The nine short films that premiered Saturday during the Texas Shorts program showcased a variety of powerful emotions and humorous plots.

One of the shortest films, "Tumbleweed!" is a mockumentary of sorts that tells the fictional history of how J. Herbert Tumble discovered the tumbling weed and about one particular tumbleweed that appears not to tumble.

The films ranged in length from 3 to 24 minutes. To qualify for the Texas Shorts program, the director must have lived in Texas at some point. The films do not have to be about Texas, although nearly all were set in the state and featured local talent.

The 24-minute "Magpie," directed by Russell O. Bush, used Austin talent. The film is about Maggie and her estranged father as he attempts to get to know her after she recently got engaged. While Maggie is away at work, her bored father discovers a sex tape she made with her fiance.

Bush said he struggled with the ending, where Maggie unleashes her anger at her father for deserting her at a young age and then her father chokes up the black video tape. He had the two actors write letters to each other in character about what they would want to say. Bush said the ending materialized about four hours before it was shot.

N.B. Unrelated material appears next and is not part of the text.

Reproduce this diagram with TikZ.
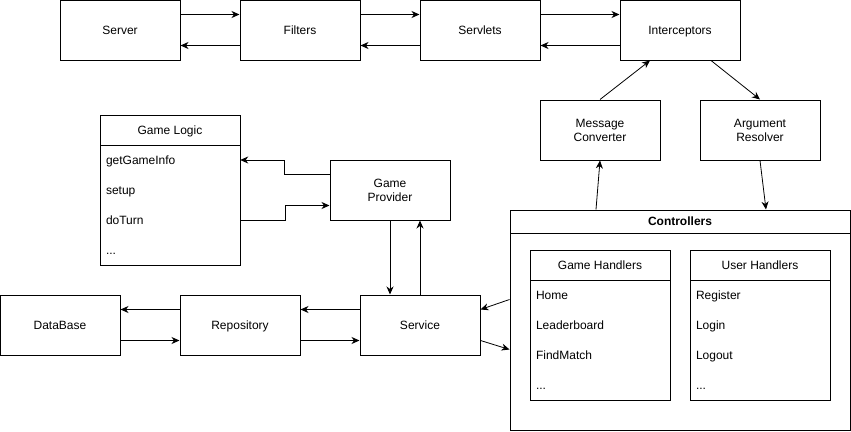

"It's a feeling a sickness and purging of baggage," he said.

Another film shot in the area is "Spark." The film shows how a boy passes his time while waiting for his father to finish a tryst with a woman. The woman's daughter and the boy decide to set off fireworks. Director Annie Silverstein said they had to bring in a specialist for the scene, which involves the fireworks igniting a fire in a field.

"We were nervous, and there was a fire ban at the time," she said.

The film was set on a ranch in Bastrop and was shot just six months before the Labor Day weekend Bastrop fires that destroyed hundreds of homes and thousands of acres of land.

For her short film, "The Gathering Squall," director Hannah Fidell had to seek permission from author Joyce Carol Oates for an adaption of the short story by the same name.

"She told me she had always thought it had cinematic value," Fidell said.

The film focuses on a 14-year-old girl with divorced parents who is sexually assaulted by a classmate. In the end, her father shoots one of the perpetrators to seek justice for his daughter..

The other films were "foolproof," featuring a slacker roommate and his responsible roommate talking over breakfast; "Knife," which was about a man seeking revenge from the greedy oil industry that has stolen his family's land; "The Guessing Game," the story of an 81-year-old man asking his retirement community friends to guess his age and gets a surprise answer; and "What It's Like," by Austinite Matt Naylor who retells the tale of how a writer he knows went to buy magic mushrooms at a retirement home.

Kat Candler, a professor at The University of Texas at Austin, directed "Hellion" about three terror-ridden boys up to no good and what happens when their father comes home. The Georgetown Fire Department provided brief assistance to put out a fire the boys started in their front yard.

The Texas Shorts screens twice more March 13 at 3:30 p.m. at Alamo Lamar, 1120 S. Lamar Blvd., and March 16 at 5 p.m. at Alamo Slaughter, 5701 Slaughter Lane.